Scene of “common man” crying: “Why are they doing this to us? We thought our leaders knew what they were doing!”—and someone answering: “Those abstract, theoretical philosophers, whom you have always considered useless, are the only ones who can give men that knowledge.”
The prevalence of “Oriental” philosophies in the parasites’ world: These are the kind of ideas the parasites would love (and even originate). Show the despair these ideas create in them and in their world. “Nothing is anything”—“We can’t be sure of anything”—“Why do you think you think? ”—“Obey, since you can’t think”—“Feel, don’t think”—“Act spontaneously, don’t think”—“ ‘Immediate’ perception, not thinking or reason”—“The present moment, not any long-range view”—“You are nothing anyway, so why worry about anything?” —“You are low and vile anyway, so why worry about virtue?”—“Sacrifice and suffering are a Universal Law”—“The individual is an illusion” —“Total annihilation (Nirvana) is the supreme ideal.”
(Show the influence of this on: Taggart’s wife, Mrs. Rearden, Stacey, Rearden’s brother, the secretary, Eddie Willers, Taggart and his parasite friends. Also show how the professor comes to this [philosophy].)
The arrogance of the “common man”: he expects “to be convinced,” with no mental effort on his own part. When confronted with the most lucid and explicit speech, idea, statement, or book—he simply declares that “he is not convinced,” and this saves him from the necessity of taking a stand, of pronouncing an independent rational judgment. It saves him even from recognizing that the argument is unanswerable, so he must do something about it; he tells himself that since he’s “not convinced,” there must be something wrong with the argument, it’s not absolute, he doesn’t have to do anything about it. (So, of course, he will never let himself be convinced. Actually, he simply does not think at all and does not give the argument any sort of rational consideration.)
He wants mental food to be pre-digested and automatic. Also—he is firmly convinced that the main job of the thinkers (perhaps, the only job) is to convince him, to educate him.
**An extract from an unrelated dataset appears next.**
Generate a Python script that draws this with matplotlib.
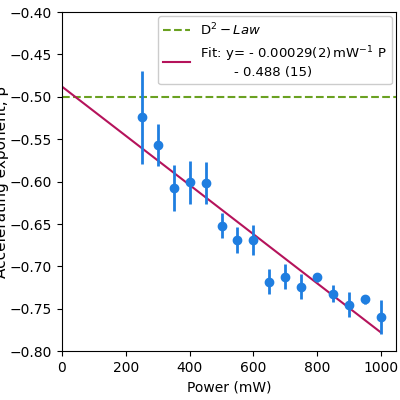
import matplotlib
matplotlib.use("Agg")
import matplotlib.pyplot as plt
import numpy as np

power = [250, 300, 350, 400, 450, 500, 550, 600, 650, 700, 750, 800, 850, 900, 950, 1000]
beta = [-0.524, -0.557, -0.608, -0.601, -0.602, -0.652, -0.669, -0.669, -0.718, -0.712,
        -0.724, -0.713, -0.732, -0.745, -0.739, -0.760]
beta_err = [0.055, 0.025, 0.027, 0.025, 0.025, 0.015, 0.015, 0.018, 0.015, 0.015,
            0.015, 0.005, 0.010, 0.015, 0.005, 0.020]
fit_slope = -0.00029
fit_icpt = -0.488
d2_law = -0.5

fig, ax = plt.subplots(figsize=(4, 4), dpi=100)
ax.axhline(d2_law, color="#6aa121", ls="--", lw=1.5, label=r"D$^2-$$\it{Law}$")
xf = np.array([0, 1000])
ax.plot(xf, fit_slope * xf + fit_icpt, color="#b5135b", lw=1.5,
        label="Fit: y= - 0.00029(2)$\\,$mW$^{-1}$ P\n        - 0.488 (15)")
ax.errorbar(power, beta, yerr=beta_err, fmt="o", color="#1f7ee0", ms=6, elinewidth=2, capsize=0)
ax.set_xlim(0, 1047)
ax.set_ylim(-0.80, -0.40)
ax.set_xticks([0, 200, 400, 600, 800, 1000])
ax.set_xlabel("Power (mW)")
ax.set_ylabel("Accelerating exponent, β", fontsize=11, labelpad=1)
ax.legend(loc="upper right", fontsize=9.5, framealpha=1, borderaxespad=0.3)
fig.subplots_adjust(left=0.155, right=0.99, top=0.97, bottom=0.122)
fig.savefig("out.png")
If asked how one could go about educating him (or making him understand anything), his answer would be: “I don’t know. That’s your job. You’ve got to educate me—both give me the right ideas and invent a way to convince me that they are the right ideas. I’m the aim of all society and all existence, ain’t I? You’re the strong, intellectually—I’ m the weak. Your moral duty and only goal in life is to help me. Well, help me.” (This is the “Adrian attitude.”)
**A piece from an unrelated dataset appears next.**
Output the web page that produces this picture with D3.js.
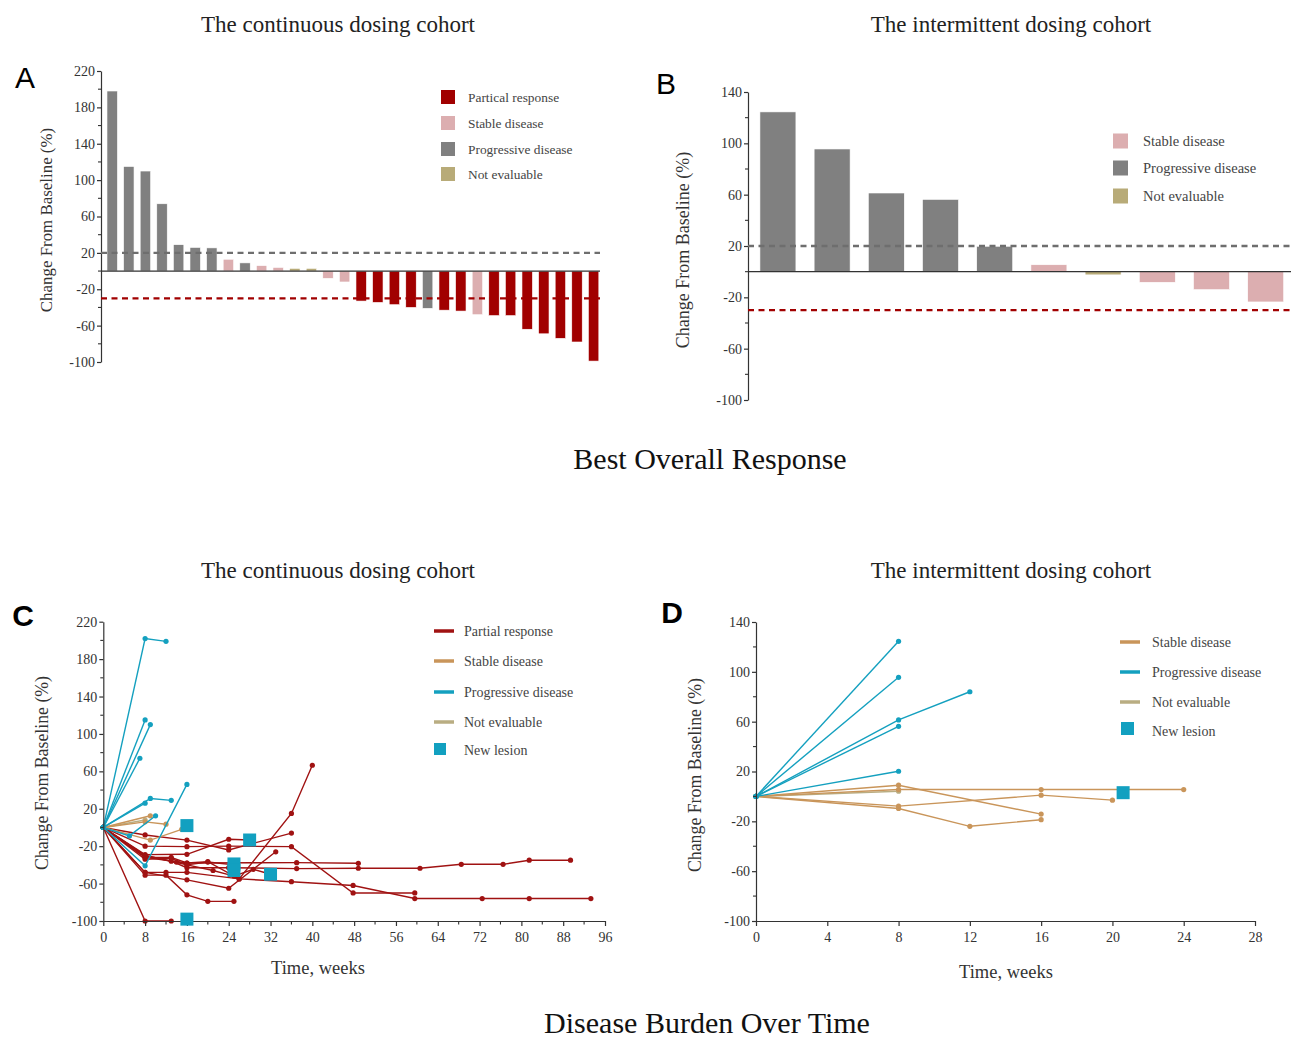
<!DOCTYPE html>
<html><head><meta charset="utf-8">
<script src="https://cdn.jsdelivr.net/npm/d3@7"></script>
<style>body{margin:0;background:#fff} text{font-family:"Liberation Serif","Times New Roman",serif}</style>
</head><body><svg id="c" width="1291" height="1038"></svg>
<script>
// ---------- DATA ----------
const aCategories = ["PD","PD","PD","PD","PD","PD","PD","SD","PD","SD","SD","NE","NE","SD","SD",
  "PR","PR","PR","PR","PD","PR","PR","SD","PR","PR","PR","PR","PR","PR","PR"];
const aValues = [198,115,110,74,29,26,25.5,13,9,6,4,3,3,-8,-12,
  -33,-34.5,-37,-40,-41,-43,-44,-48,-49,-49,-64,-69,-74,-78,-99];
const bCategories = ["PD","PD","PD","PD","PD","SD","NE","SD","SD","SD"];
const bValues = [124.5,95.6,61.3,56.3,19.8,5.4,-2.5,-8.3,-14,-23.6];
const aYTicks = [220,180,140,100,60,20,-20,-60,-100];
const bYTicks = [140,100,60,20,-20,-60,-100];
const thresholds = [20,-30];

const cPR = [
  [[0,0],[8,-8],[16,-13.5],[24,-24],[36,-6]],
  [[0,0],[8,-20],[16,-20.5],[24,-20],[36,-20.5],[47.8,-70],[59.6,-70]],
  [[0,0],[8,-29],[16,-28.7],[24,-12.6],[28,-13.4]],
  [[0,0],[8,-32],[13,-32],[16,-38],[20,-36.5],[26,-55],[36,15],[40,66.5]],
  [[0,0],[8,-48],[16,-56],[24,-65],[33,-26]],
  [[0,0],[8,-51],[12,-51],[16,-72],[20,-79],[25,-79]],
  [[0,0],[8,-100],[13,-100]],
  [[0,0],[8,-32],[13,-36],[16,-43],[24,-43],[37,-44],[48.8,-43.6],[60.6,-43.6],[68.5,-39.4],[76.5,-39.4],[81.5,-35],[89.4,-35]],
  [[0,0],[8,-30],[14,-37],[16,-38],[37,-37.6],[48.8,-38.3]],
  [[0,0],[8,-48],[12,-48],[16,-48],[26,-55],[36,-58],[47.8,-62],[59.6,-76],[72.5,-76],[81.5,-76],[93.3,-76]],
  [[0,0],[8,-34],[13,-33],[16,-40],[20,-37],[25,-40]],
  [[0,0],[8,-30],[16,-40],[21,-46],[25,-52],[28.7,-44.7],[32,-50]]
];
const cSD = [
  [[0,0],[9,12.5]],
  [[0,0],[8,6],[12,3.5]],
  [[0,0],[9,-13.5],[15,-2]]
];
const cPD = [
  [[0,0],[8,202],[12,199]],
  [[0,0],[8,115]],
  [[0,0],[9,110]],
  [[0,0],[7,74]],
  [[0,0],[8,26]],
  [[0,0],[9,31],[13,29]],
  [[0,0],[8,-41],[16,46]],
  [[0,0],[5,-9],[10,12.5]]
];
const cNE = [ [[0,0],[8,8]] ];
const cNewLesion = [[16,2],[16,-98],[28,-13.4],[25,-39],[25,-46],[32,-50]];
const cXTicks = [0,8,16,24,32,40,48,56,64,72,80,88,96];
const cYTicks = [220,180,140,100,60,20,-20,-60,-100];

const dSD = [
  [[0,0],[8,9],[16,-14.2]],
  [[0,0],[8,5.5],[16,5.5],[24,5.5]],
  [[0,0],[8,-7.8],[16,1],[20,-3]],
  [[0,0],[8,-9.7],[12,-24],[16,-18.7]]
];
const dNE = [ [[0,0],[8,4.2]] ];
const dPD = [
  [[0,0],[8,124.5]],
  [[0,0],[8,95.6]],
  [[0,0],[8,61.4],[12,84]],
  [[0,0],[8,56.3]],
  [[0,0],[8,20.2]]
];
const dNewLesion = [[20.6,3]];
const dXTicks = [0,4,8,12,16,20,24,28];
const dYTicks = [140,100,60,20,-20,-60,-100];

// ---------- STYLE ----------
const barColor = {PR:"#a10000", SD:"#dcaeb0", PD:"#808080", NE:"#b8ab78"};
const lineColor = {PR:"#a01212", SD:"#c9955a", PD:"#14a0bf", NE:"#b9ad82"};
const nlColor = "#12a0c0";
const axisColor = "#333";
const tickSize = 14;

const svg = d3.select("#c");

function text(x,y,s,opt={}){
  const t = svg.append("text").attr("x",x).attr("y",y).text(s)
    .attr("font-size",opt.size||13).attr("fill",opt.fill||"#333")
    .attr("text-anchor",opt.anchor||"start").attr("dominant-baseline","central");
  if(opt.family) t.style("font-family",opt.family);
  if(opt.weight) t.attr("font-weight",opt.weight);
  if(opt.rotate) t.attr("transform",`rotate(${opt.rotate},${x},${y})`);
  return t;
}

function yAxis(x, y, ticks, minorStep){
  const g = svg.append("g").attr("transform",`translate(${x},0)`);
  const [d0,d1] = y.domain();
  const minors = d3.range(d0, d1+0.001, minorStep).filter(v=>!ticks.includes(v));
  const ax = d3.axisLeft(y).tickValues(ticks).tickFormat(d=>String(d)).tickSize(4).tickSizeOuter(0);
  g.call(ax);
  g.selectAll(".tick text").attr("font-size",tickSize).attr("fill","#333").attr("x",-6).style("font-family","Liberation Serif");
  g.selectAll("line,path").attr("stroke",axisColor).attr("stroke-width",1.2);
  g.selectAll(".minor").data(minors).enter().append("line").attr("class","minor")
    .attr("x1",-3).attr("x2",0).attr("y1",d=>y(d)).attr("y2",d=>y(d)).attr("stroke",axisColor).attr("stroke-width",1.1);
  return g;
}

function waterfall(cats, vals, yDom, yRange, xRange, pIn, pOut, x0, xEnd, yTicksArr){
  const y = d3.scaleLinear().domain(yDom).range(yRange);
  const x = d3.scaleBand().domain(d3.range(vals.length)).range(xRange).paddingInner(pIn).paddingOuter(pOut).align(0.5);
  svg.append("g").selectAll("rect").data(vals).enter().append("rect")
    .attr("x",(d,i)=>x(i)).attr("width",x.bandwidth())
    .attr("y",d=>y(Math.max(0,d))).attr("height",d=>Math.abs(y(d)-y(0)))
    .attr("fill",(d,i)=>barColor[cats[i]]).attr("stroke","#fff").attr("stroke-width",0.6);
  yAxis(x0, y, yTicksArr, 20);
  svg.append("line").attr("x1",x0).attr("x2",xEnd).attr("y1",y(0)).attr("y2",y(0)).attr("stroke",axisColor).attr("stroke-width",1.2);
  svg.append("line").attr("x1",x0).attr("x2",xEnd).attr("y1",y(thresholds[0])).attr("y2",y(thresholds[0]))
    .attr("stroke","#6e6e6e").attr("stroke-width",2.3).attr("stroke-dasharray","6,4.5");
  svg.append("line").attr("x1",x0).attr("x2",xEnd).attr("y1",y(thresholds[1])).attr("y2",y(thresholds[1]))
    .attr("stroke","#a10000").attr("stroke-width",2.3).attr("stroke-dasharray","6,4.5");
}

// Panel A
waterfall(aCategories, aValues, [-100,220], [362,71], [101,604.8], 0.37, 0.36, 101, 600, aYTicks);
// Panel B
waterfall(bCategories, bValues, [-100,140], [400,92], [748,1295.6], 0.336, 0.22, 748, 1291, bYTicks);

// Legends A, B
const legA = [["PR","Partical response"],["SD","Stable disease"],["PD","Progressive disease"],["NE","Not evaluable"]];
legA.forEach((d,i)=>{
  const cy = [97,123,149,174][i];
  svg.append("rect").attr("x",441).attr("y",cy-7).attr("width",14).attr("height",14).attr("fill",barColor[d[0]]);
  text(468,cy,d[1],{size:13.4,fill:"#444"});
});
const legB = [["SD","Stable disease"],["PD","Progressive disease"],["NE","Not evaluable"]];
legB.forEach((d,i)=>{
  const cy = [141,168,196][i];
  svg.append("rect").attr("x",1113).attr("y",cy-7.5).attr("width",15).attr("height",15).attr("fill",barColor[d[0]]);
  text(1143,cy,d[1],{size:14.5,fill:"#444"});
});

// Spider plots
function spider(xDom,xRange,yDom,yRange,xTicks,yTicksArr,xMinorStep,groups,nl){
  const x = d3.scaleLinear().domain(xDom).range(xRange);
  const y = d3.scaleLinear().domain(yDom).range(yRange);
  const line = d3.line().x(d=>x(d[0])).y(d=>y(d[1]));
  groups.forEach(([key,paths])=>{
    const g = svg.append("g");
    g.selectAll("path").data(paths).enter().append("path").attr("d",line)
      .attr("fill","none").attr("stroke",lineColor[key]).attr("stroke-width",1.4);
    g.selectAll("circle").data(paths.flat()).enter().append("circle")
      .attr("cx",d=>x(d[0])).attr("cy",d=>y(d[1])).attr("r",2.6).attr("fill",lineColor[key]);
  });
  yAxis(xRange[0], y, yTicksArr, 20);
  const gx = svg.append("g").attr("transform",`translate(0,${yRange[0]})`);
  gx.call(d3.axisBottom(x).tickValues(xTicks).tickFormat(d=>String(d)).tickSize(5).tickSizeOuter(0));
  gx.selectAll(".tick text").attr("font-size",tickSize).attr("fill","#333").attr("dy","0.9em").style("font-family","Liberation Serif");
  gx.selectAll("line,path").attr("stroke",axisColor).attr("stroke-width",1.2);
  if(xMinorStep){
    const minors = d3.range(xDom[0],xDom[1]+0.001,xMinorStep).filter(v=>!xTicks.includes(v));
    gx.selectAll(".minor").data(minors).enter().append("line").attr("x1",d=>x(d)).attr("x2",d=>x(d))
      .attr("y1",0).attr("y2",3.5).attr("stroke",axisColor).attr("stroke-width",1.1);
  }
  svg.append("g").selectAll("rect").data(nl).enter().append("rect")
    .attr("x",d=>x(d[0])-6.5).attr("y",d=>y(d[1])-6.5).attr("width",13).attr("height",13).attr("fill",nlColor);
}

spider([0,96],[103.3,605],[-100,220],[921,621.7],cXTicks,cYTicks,4,
  [["PR",cPR],["NE",cNE],["SD",cSD],["PD",cPD]], cNewLesion);
spider([0,28],[756,1255],[-100,140],[921,622],dXTicks,dYTicks,null,
  [["NE",dNE],["SD",dSD],["PD",dPD]], dNewLesion);

// Legends C, D
const legC = [["PR","Partial response"],["SD","Stable disease"],["PD","Progressive disease"],["NE","Not evaluable"]];
legC.forEach((d,i)=>{
  const cy = [631,661,692,722][i];
  svg.append("line").attr("x1",434).attr("x2",454).attr("y1",cy).attr("y2",cy).attr("stroke",lineColor[d[0]]).attr("stroke-width",3.5);
  text(464,cy,d[1],{size:14,fill:"#444"});
});
svg.append("rect").attr("x",434).attr("y",743).attr("width",12).attr("height",12).attr("fill",nlColor);
text(464,750,"New lesion",{size:14,fill:"#444"});

const legD = [["SD","Stable disease"],["PD","Progressive disease"],["NE","Not evaluable"]];
legD.forEach((d,i)=>{
  const cy = [642,672,702][i];
  svg.append("line").attr("x1",1120).attr("x2",1140).attr("y1",cy).attr("y2",cy).attr("stroke",lineColor[d[0]]).attr("stroke-width",3.5);
  text(1152,cy,d[1],{size:14,fill:"#444"});
});
svg.append("rect").attr("x",1121).attr("y",722).attr("width",13).attr("height",13).attr("fill",nlColor);
text(1152,731,"New lesion",{size:14,fill:"#444"});

// Axis titles
text(46,220,"Change From Baseline (%)",{size:16.9,anchor:"middle",rotate:-90});
text(683,250,"Change From Baseline (%)",{size:18,anchor:"middle",rotate:-90});
text(42,773,"Change From Baseline (%)",{size:17.8,anchor:"middle",rotate:-90});
text(695,775,"Change From Baseline (%)",{size:17.8,anchor:"middle",rotate:-90});
text(318,968,"Time, weeks",{size:18.5,anchor:"middle"});
text(1006,972,"Time, weeks",{size:18.5,anchor:"middle"});

// Titles
text(338,24,"The continuous dosing cohort",{size:23,anchor:"middle",fill:"#222"});
text(1011,24,"The intermittent dosing cohort",{size:23,anchor:"middle",fill:"#222"});
text(338,570,"The continuous dosing cohort",{size:23,anchor:"middle",fill:"#222"});
text(1011,570,"The intermittent dosing cohort",{size:23,anchor:"middle",fill:"#222"});
text(710,458,"Best Overall Response",{size:30,anchor:"middle",fill:"#111"});
text(707,1022,"Disease Burden Over Time",{size:30,anchor:"middle",fill:"#111"});

// Panel letters
const sans = "Liberation Sans, Arial, sans-serif";
text(25,77,"A",{size:30,anchor:"middle",fill:"#000",family:sans});
text(666,83,"B",{size:30,anchor:"middle",fill:"#000",family:sans});
text(23,615,"C",{size:30,anchor:"middle",fill:"#000",family:sans,weight:"bold"});
text(672,612,"D",{size:30,anchor:"middle",fill:"#000",family:sans,weight:"bold"});
</script></body></html>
An extremely important point of the parasite’s philosophy: the desire to exploit the creators and also make them take the blame for the moral evil of such a situation.
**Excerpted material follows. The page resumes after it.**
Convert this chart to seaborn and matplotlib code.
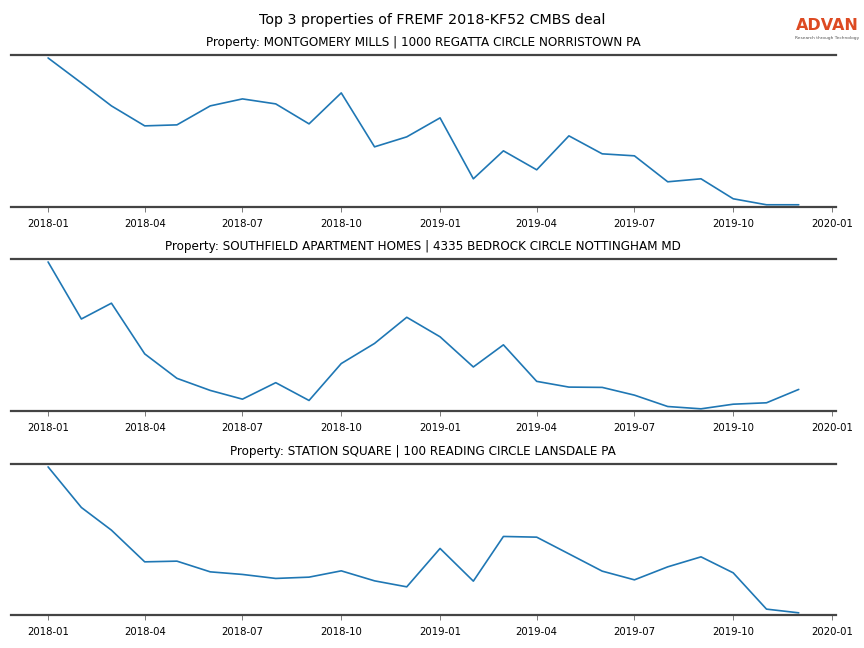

This is more prevalent and more vicious than I suspected. I have mentioned one aspect of it: the parasite’s demand that the creator, whom he exploits, must not admit that it’s exploitation; to protect the parasite’s feelings, the creator must fake reality. There are others. The parasite who accepts an unearned favor tries invariably to fake things so as to make it look as if it’s his benefactor who is accepting favors. This is always the case when a person moves into someone’s house, starts doing housework, then yells that the host exploits him (Monica). The parasite cannot accept a favor as a favor—simply and gratefully, as would happen between equals. The parasite resents the favor because he knows his own motive; it is not a plain favor, or a single incident, or a temporary condition—but his permanent way of living, which he knows to be exploitation. He does not help his host as a return courtesy; he does it to fool himself in his own mind, and to reverse the tables—to claim that the host is indebted to him.
The desire here is not to return a courtesy, but to make the benefactor evil or guilty; the motive is not gratitude, but malice. And it is not even a desire to gain self-respect, except most indirectly and viciously: not through raising himself, but through debasing the host.